Consider this scenario. A product team has been running an e-commerce platform
for six months. The OrderSummary projection was originally designed with a
total field. Now the business wants to display subtotal, tax, and shipping
separately:
@domain.projection
class OrderSummary(BaseProjection):
order_id = Identifier(identifier=True)
customer_name = String(max_length=100)
total = Float() # Original field
status = String(max_length=20)
The developer's instinct -- trained by years of traditional database
migrations -- is to reach for ALTER TABLE:
ALTER TABLE order_summary ADD COLUMN subtotal FLOAT;
ALTER TABLE order_summary ADD COLUMN tax FLOAT;
ALTER TABLE order_summary ADD COLUMN shipping FLOAT;
UPDATE order_summary SET subtotal = total, tax = 0, shipping = 0;
ALTER TABLE order_summary DROP COLUMN total;
This works, but it throws away the defining advantage of event-sourced
projections. The OrderPlaced events in the event store already carry
subtotal, tax, and shipping data (or those values can be derived via
upcasters). A rebuild would produce the correct projection with no manual data
fixups.
The reason teams reach for ALTER TABLE instead of a rebuild is that they have
not treated rebuilds as a first-class deployment operation. They do not know:
-
How long a rebuild takes. Without measurement, a rebuild feels risky. Will it take 10 seconds or 10 hours?
-
How to handle the transition period. While the old projection serves traffic, the new one needs to build in the background. Without a plan, the team faces a choice between downtime and stale data.
-
Whether upcasters are correct. If old events have a different schema, the rebuild exercises the entire upcaster chain. If that chain has never been tested end-to-end, the rebuild is the worst time to find out.
-
How to run rebuilds without blocking production. A naive rebuild that replays 500,000 events through the same pipeline as production traffic will starve real-time consumers.

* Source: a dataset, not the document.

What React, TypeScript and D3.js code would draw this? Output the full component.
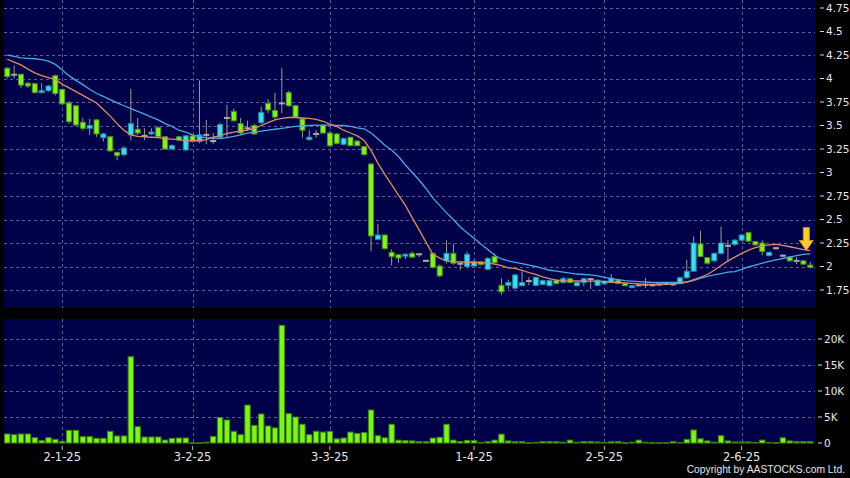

The result: projections become as rigid as traditional database tables, schema changes accumulate technical debt, and the team loses the ability to freely evolve read models -- the very capability that justified event sourcing in the first place.
The Pattern
Treat projection rebuilds as standard deployment operations, not emergency recovery procedures. Plan for them the way you plan for code deployments: test in staging, monitor progress, and have a rollback strategy.
The core principles:
-
Schema changes to projections should default to rebuild, not migrate. When a projection's shape changes, deploy the new projector code, then rebuild the projection from events. Reserve
ALTER TABLEfor cases where a rebuild is genuinely impractical (billions of events, hours-long replay). -
Test rebuilds in staging first. A rebuild exercises every upcaster in the chain, every projector handler, and every event version since the beginning of time. Staging catches transformation errors before production.
-
Use blue-green deployment for zero-downtime rebuilds. Deploy a new projection class with a different
schema_name, rebuild it in the background, then switch traffic once the rebuild completes. -
Monitor rebuild progress. Use the
RebuildResultdataclass to track events dispatched, events skipped, and errors. Treat a rebuild with skipped events as a warning that needs investigation. -
Use priority lanes for background rebuilds. Route rebuild work through the backfill lane so production event processing is not affected.
Applying the Pattern
Simple rebuild after a schema change
The most common scenario: you add, rename, or remove fields on a projection. Deploy the updated projector, then rebuild.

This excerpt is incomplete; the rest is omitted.